The Greek-managed bulk carrier Irene E.M., which was hijacked by Somalia pirates in the Gulf of Aden. Photo / AP
The lucky ones come with their families, others appear out of the thorn bushes, walking alone. Five hundred Somalis are now arriving at this bleak Kenyan outpost every day. They join a population of 267,000 and counting, in a facility built to shelter just 45,000. While the world has been captivated by the high seas drama of Somalia's pirates, this human tide has swollen the ranks of Dadaab, turning it into the world's largest refugee camp.
The new arrivals sit in their hundreds under a makeshift tarpaulin, trying to keep perfectly still in temperatures that reach 40C in the shade. It speaks volumes for the horrors unfolding in Somalia that people will abandon their homes, risk arbitrary arrest, death or starvation to reach the desolate welcome on offer in this corner of northern Kenya.
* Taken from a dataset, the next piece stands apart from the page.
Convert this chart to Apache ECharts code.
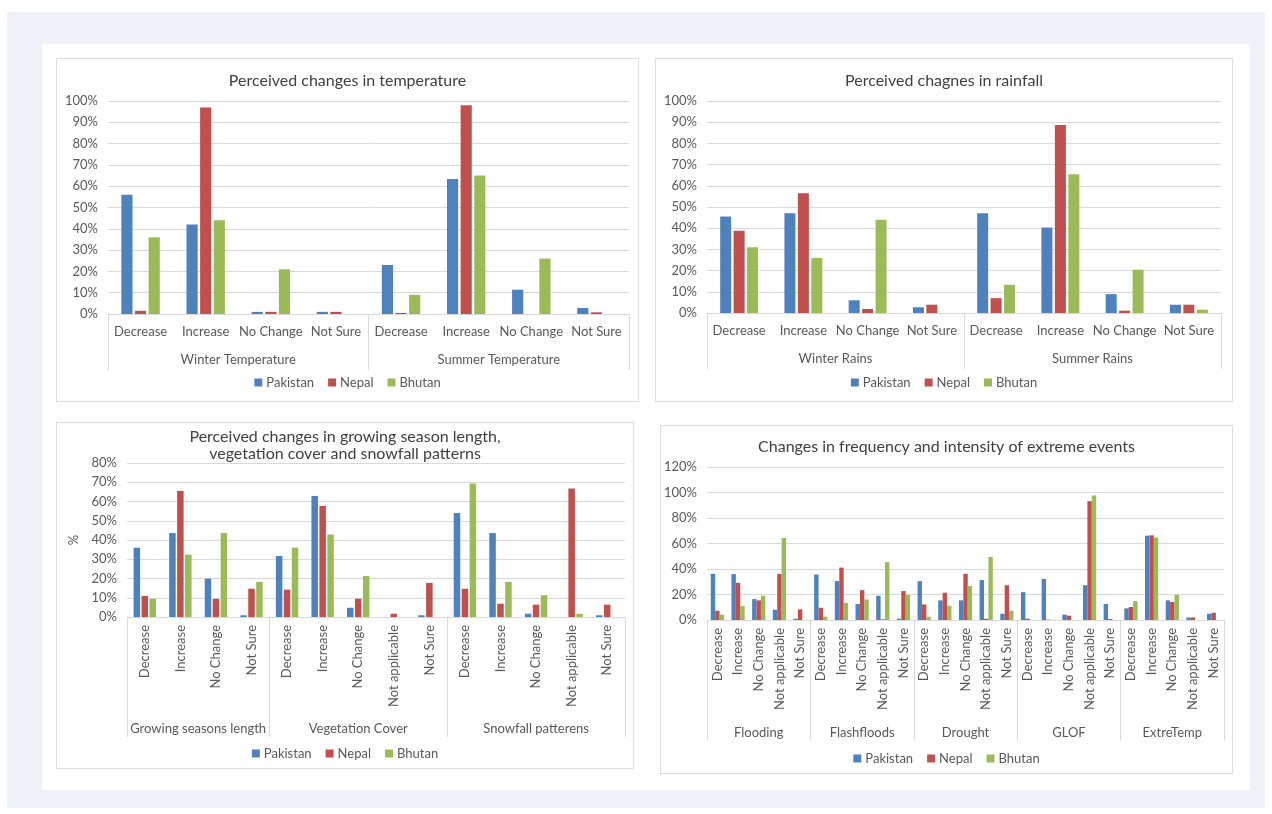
<!DOCTYPE html>
<html>
<head>
<meta charset="utf-8">
<title>Perceived climate changes: Pakistan, Nepal, Bhutan</title>
<script src="https://cdn.jsdelivr.net/npm/echarts@6/dist/echarts.min.js"></script>
<style>
  html, body { margin: 0; padding: 0; background: #ffffff; }
  body { width: 1272px; height: 814px; position: relative; overflow: hidden; font-family: Lato, "Open Sans", sans-serif; }
  .backdrop { position: absolute; left: 7px; top: 12px; width: 1258px; height: 796px; background: #eef1f7; }
  .sheet { position: absolute; left: 42px; top: 44px; width: 1208px; height: 746px; background: #ffffff; }
  .box { position: absolute; border: 1px solid #dcdcdc; background: #ffffff; box-sizing: border-box; }
</style>
</head>
<body>
<div class="backdrop"></div>
<div class="sheet"></div>
<div class="box" id="temp" style="left:56px; top:58px; width:583px; height:344px;"></div>
<div class="box" id="rain" style="left:655px; top:58px; width:578px; height:344px;"></div>
<div class="box" id="season" style="left:56px; top:422px; width:578px; height:347px;"></div>
<div class="box" id="events" style="left:660px; top:425px; width:573px; height:349px;"></div>
<script>
// ---- Data (percent of respondents) ----
const countries = ['Pakistan', 'Nepal', 'Bhutan'];
const countryColors = ['#4f81bd', '#c0504d', '#9bbb59'];

// Temperature
const tempGroups = ['Winter Temperature', 'Summer Temperature'];
const tempCats = ['Decrease', 'Increase', 'No Change', 'Not Sure'];
const tempPakistan = [56, 42, 1, 1, 23, 63.4, 11.4, 2.8];
const tempNepal = [1.5, 97, 1, 1, 0.5, 98, 0, 0.8];
const tempBhutan = [36, 44, 21, 0, 9, 65, 26, 0];

// Rainfall
const rainGroups = ['Winter Rains', 'Summer Rains'];
const rainCats = ['Decrease', 'Increase', 'No Change', 'Not Sure'];
const rainPakistan = [45.5, 47, 6, 2.7, 47, 40.3, 8.9, 3.9];
const rainNepal = [38.8, 56.5, 1.9, 3.9, 7, 88.7, 1.1, 3.9];
const rainBhutan = [31, 26, 44, 0, 13.3, 65.5, 20.4, 1.6];

// Growing season, vegetation cover, snowfall
const seasonGroups = ['Growing seasons length', 'Vegetation Cover', 'Snowfall patterens'];
const seasonCats = [
  ['Decrease', 'Increase', 'No Change', 'Not Sure'],
  ['Decrease', 'Increase', 'No Change', 'Not applicable', 'Not Sure'],
  ['Decrease', 'Increase', 'No Change', 'Not applicable', 'Not Sure']
];
const seasonPakistan = [36, 43.6, 19.9, 0.9, 31.7, 62.9, 4.8, 0, 0.9, 54, 43.6, 1.7, 0, 0.9];
const seasonNepal = [10.9, 65.5, 9.4, 14.7, 14.2, 57.7, 9.5, 1.7, 17.7, 14.7, 6.9, 6.4, 66.7, 6.4];
const seasonBhutan = [9.5, 32.4, 43.6, 18.2, 36, 42.9, 21.3, 0, 0, 69.3, 18.2, 11.3, 1.7, 0];

// Extreme events
const eventGroups = ['Flooding', 'Flashfloods', 'Drought', 'GLOF', 'ExtreTemp'];
const eventCats = ['Decrease', 'Increase', 'No Change', 'Not applicable', 'Not Sure'];
const eventPakistan = [36.2, 36, 16.4, 8.1, 1, 35.7, 30.5, 12.5, 19, 1, 30.5, 15.4, 15.4, 31.3, 4.9, 21.9, 32.3, 4.2, 27.3, 12.5, 9.1, 66.1, 15.4, 2, 4.9];
const eventNepal = [7.3, 29.2, 15.4, 36.2, 8.3, 9.6, 41.1, 23.4, 0.5, 22.7, 12.2, 21.4, 36.2, 1, 27.3, 1, 0.3, 3.4, 93.2, 0.8, 10.2, 66.4, 14.1, 2, 5.7];
const eventBhutan = [4.2, 10.9, 19, 64.3, 0, 2.6, 13.5, 16.1, 45.3, 19.8, 2.6, 11.2, 26.6, 49.5, 7.3, 0, 0, 0, 97.7, 0, 14.8, 64.6, 19.8, 0, 0];

// ---- Shared styling ----
const FONT = 'Lato, "Open Sans", sans-serif';
const TEXT = '#595959';
const LINE = '#d9d9d9';
const LABEL_SIZE = 13;

// Builds a clustered bar chart with a two-level category axis (sub-category + group)
function clusteredChart(elId, cfg) {
  const groupCats = cfg.groups.map((g, i) => Array.isArray(cfg.cats[0]) ? cfg.cats[i] : cfg.cats);
  const flatCats = groupCats.flat();
  const bounds = [0];
  groupCats.forEach(c => bounds.push(bounds[bounds.length - 1] + c.length));
  const centers = cfg.groups.map((g, i) => (bounds[i] + bounds[i + 1]) / 2);

  const chart = echarts.init(document.getElementById(elId), null, { renderer: 'canvas' });
  const seriesData = [cfg.pakistan, cfg.nepal, cfg.bhutan];
  chart.setOption({
    animation: false,
    textStyle: { fontFamily: FONT },
    color: countryColors,
    title: {
      text: cfg.title,
      left: 'center',
      top: cfg.titleTop,
      textStyle: { fontFamily: FONT, fontSize: cfg.titleSize, fontWeight: 'normal', color: '#404040', lineHeight: 17 }
    },
    legend: {
      data: countries,
      left: 'center',
      top: cfg.legendTop,
      icon: 'rect',
      itemWidth: 8,
      itemHeight: 8,
      itemGap: 14,
      textStyle: { fontFamily: FONT, fontSize: LABEL_SIZE, color: TEXT, padding: [0, 0, 0, -1] }
    },
    grid: cfg.grid,
    xAxis: [
      {
        type: 'category',
        data: flatCats,
        axisLine: { show: true, lineStyle: { color: LINE } },
        axisTick: { show: false },
        axisLabel: {
          interval: 0,
          rotate: cfg.rotate,
          margin: cfg.catMargin,
          fontFamily: FONT,
          fontSize: LABEL_SIZE,
          color: TEXT
        }
      },
      {
        type: 'value',
        min: 0,
        max: flatCats.length,
        position: 'bottom',
        offset: 0,
        axisLine: { show: false },
        splitLine: { show: false },
        axisTick: { show: true, customValues: bounds, length: cfg.sepLength, lineStyle: { color: LINE } },
        axisLabel: {
          customValues: centers,
          margin: cfg.groupMargin,
          fontFamily: FONT,
          fontSize: LABEL_SIZE,
          color: TEXT,
          formatter: v => {
            let idx = 0, best = Infinity;
            centers.forEach((c, i) => { if (Math.abs(c - v) < best) { best = Math.abs(c - v); idx = i; } });
            return cfg.groups[idx];
          }
        }
      }
    ],
    yAxis: {
      type: 'value',
      min: 0,
      max: cfg.yMax,
      interval: cfg.yInterval,
      name: cfg.yName || '',
      nameLocation: 'middle',
      nameGap: cfg.yNameGap || 40,
      nameTextStyle: { fontFamily: FONT, fontSize: LABEL_SIZE, color: TEXT },
      axisLine: { show: false },
      axisTick: { show: false },
      splitLine: { lineStyle: { color: LINE } },
      axisLabel: { formatter: '{value}%', margin: 10, fontFamily: FONT, fontSize: LABEL_SIZE, color: TEXT }
    },
    series: countries.map((name, i) => ({
      name: name,
      type: 'bar',
      xAxisIndex: 0,
      data: seriesData[i],
      barGap: cfg.barGap,
      barCategoryGap: cfg.catGap,
      itemStyle: { color: countryColors[i] }
    }))
  });
  return chart;
}

clusteredChart('temp', {
  title: 'Perceived changes in temperature',
  titleTop: 8, titleSize: 16,
  groups: tempGroups, cats: tempCats,
  pakistan: tempPakistan, nepal: tempNepal, bhutan: tempBhutan,
  grid: { left: 51, right: 9, top: 42, bottom: 87 },
  yMax: 100, yInterval: 10,
  rotate: 0, catMargin: 11, groupMargin: 39, sepLength: 56,
  legendTop: 312, barGap: '22%', catGap: '41%'
});

clusteredChart('rain', {
  title: 'Perceived chagnes in rainfall',
  titleTop: 8, titleSize: 16,
  groups: rainGroups, cats: rainCats,
  pakistan: rainPakistan, nepal: rainNepal, bhutan: rainBhutan,
  grid: { left: 51, right: 11, top: 42, bottom: 88 },
  yMax: 100, yInterval: 10,
  rotate: 0, catMargin: 11, groupMargin: 39, sepLength: 56,
  legendTop: 312, barGap: '22%', catGap: '41%'
});

clusteredChart('season', {
  title: 'Perceived changes in growing season length,\nvegetation cover and snowfall patterns',
  titleTop: 0, titleSize: 16,
  groups: seasonGroups, cats: seasonCats,
  pakistan: seasonPakistan, nepal: seasonNepal, bhutan: seasonBhutan,
  grid: { left: 70, right: 8, top: 40, bottom: 151 },
  yMax: 80, yInterval: 10, yName: '%', yNameGap: 47,
  rotate: 90, catMargin: 8, groupMargin: 105, sepLength: 120,
  legendTop: 319, barGap: '22%', catGap: '37%'
});

clusteredChart('events', {
  title: 'Changes in frequency and intensity of extreme events',
  titleTop: 7, titleSize: 16,
  groups: eventGroups, cats: eventCats,
  pakistan: eventPakistan, nepal: eventNepal, bhutan: eventBhutan,
  grid: { left: 46, right: 8, top: 41, bottom: 153 },
  yMax: 120, yInterval: 20,
  rotate: 90, catMargin: 8, groupMargin: 106, sepLength: 120,
  legendTop: 321, barGap: '0%', catGap: '36%'
});
</script>
</body>
</html>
These people are proof of the human cost of the accelerating collapse of Somalia, yet their fate attracts nothing like the global interest that surrounds Somali piracy and its threat to commerce. The UN refugee agency (UNHCR) that runs Dadaab urgently needs new money from international donors and new land from the Kenyan government. Neither has been forthcoming.
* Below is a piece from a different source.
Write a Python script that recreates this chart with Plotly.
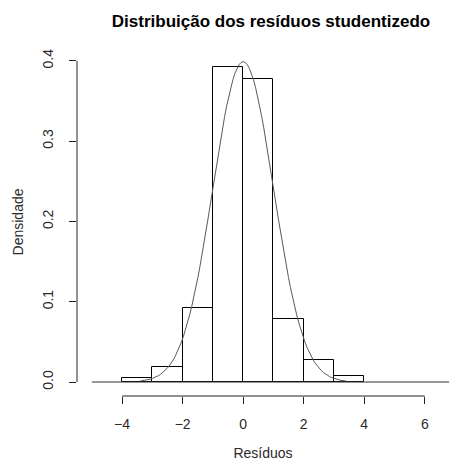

The annual budget for this camp is $33m - roughly half the annual operational cost of a single warship patrolling the Indian Ocean in search of modern-day Blackbeards.
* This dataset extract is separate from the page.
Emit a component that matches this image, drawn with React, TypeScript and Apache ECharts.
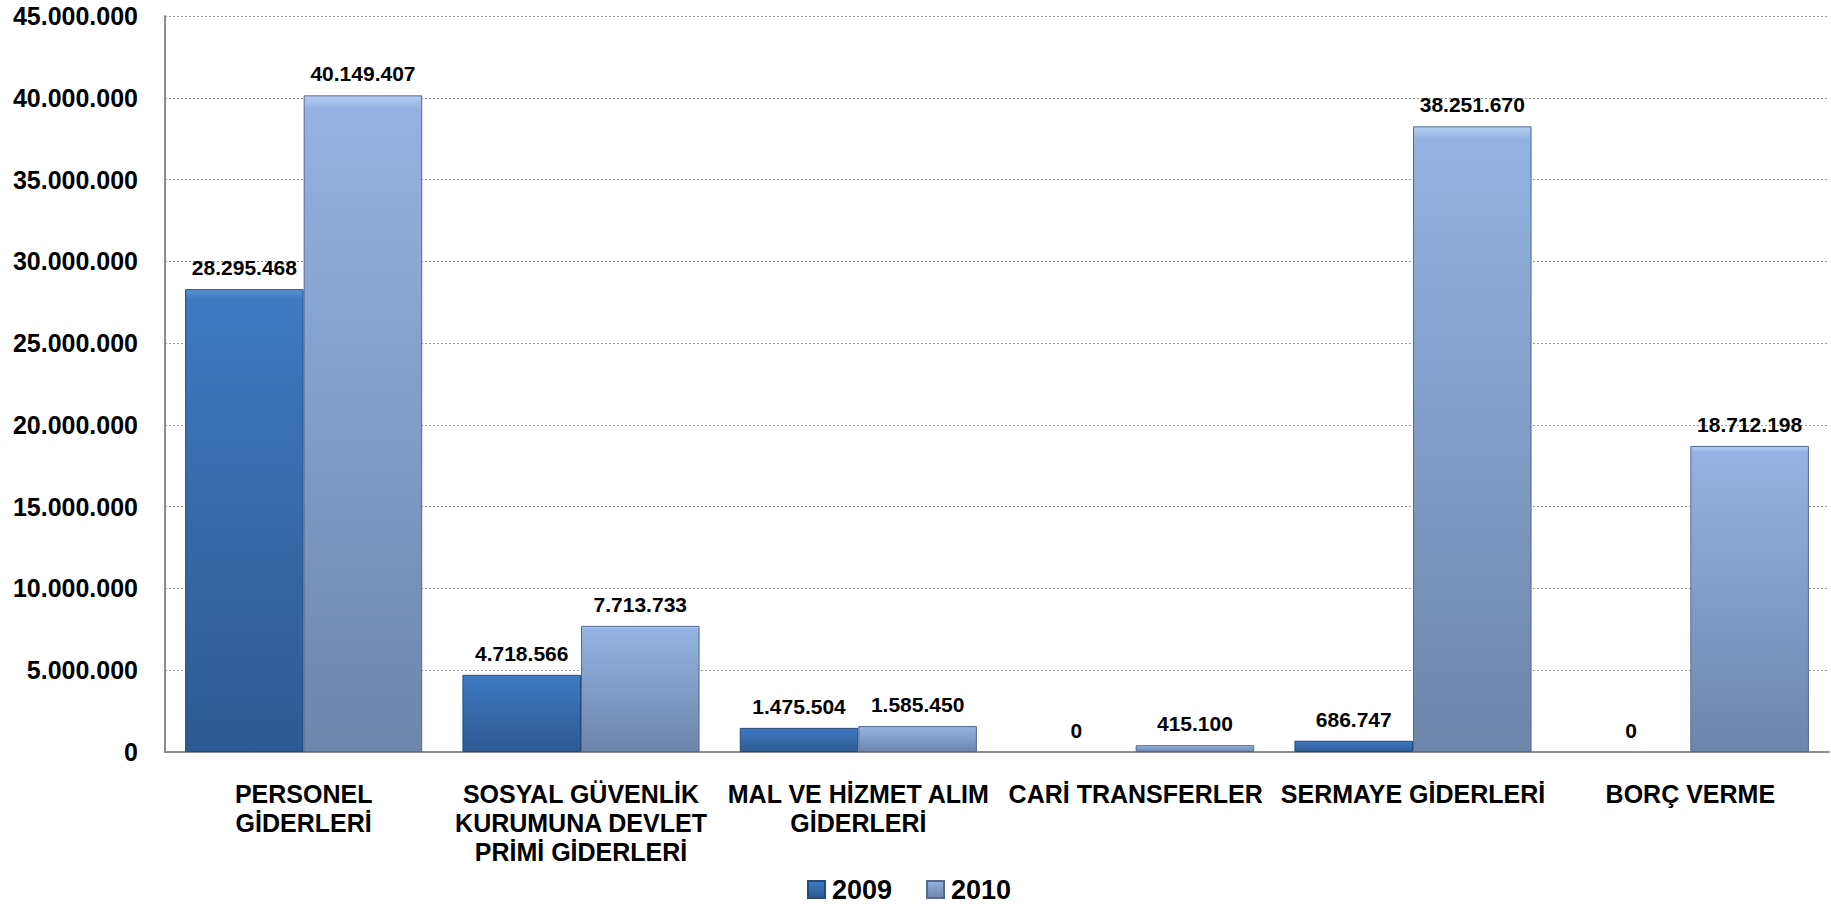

The story of Dadaab is in some senses the story of modern Somalia. Its three camps, Hagadera, Ifo and Dagahaley, were built to house those who fled when the last functioning central government - that of socialist dictator Siad Barre - collapsed in 1991. The camps soon reached their initial capacity and as the mother country just 50 miles to the north has sunk deeper and deeper, so the number of refugees has risen and risen. An entire generation of children has grown up knowing Dadaab as their only home. There have been 14 failed governments since then, Somalia is in a state of anarchy and Dadaab is facing an extraordinary influx. Last August the land ran out and the UN had to declare the camps full. It has not stopped the desperate masses arriving.
Somalia is a country surrounded by political walls. Its land borders with Ethiopia and Kenya have been closed to protect their countries from the Islamic militias on the other side. In reality the only effect of the closures has been to make it even harder for people like Osman Hussein Bare to flee. With his family seated in a tired circle around him, the middle-aged man stands to tell his story with some dignity. "There is war in Somalia," he explains. "A lot of bullets; day and night they are fighting in the place."
A farmer from a village close to the coastal city of Kismayo, Mr Bare found his life taken over by the emergence of the powerful Al-Shabaab militia. The breaking point, which sent him trekking for two nights across a sealed border to another country, came when the militants began to dig up the remains of religious leaders from Islamic sects they considered their rivals. "The way they rule I cannot live under them," he said.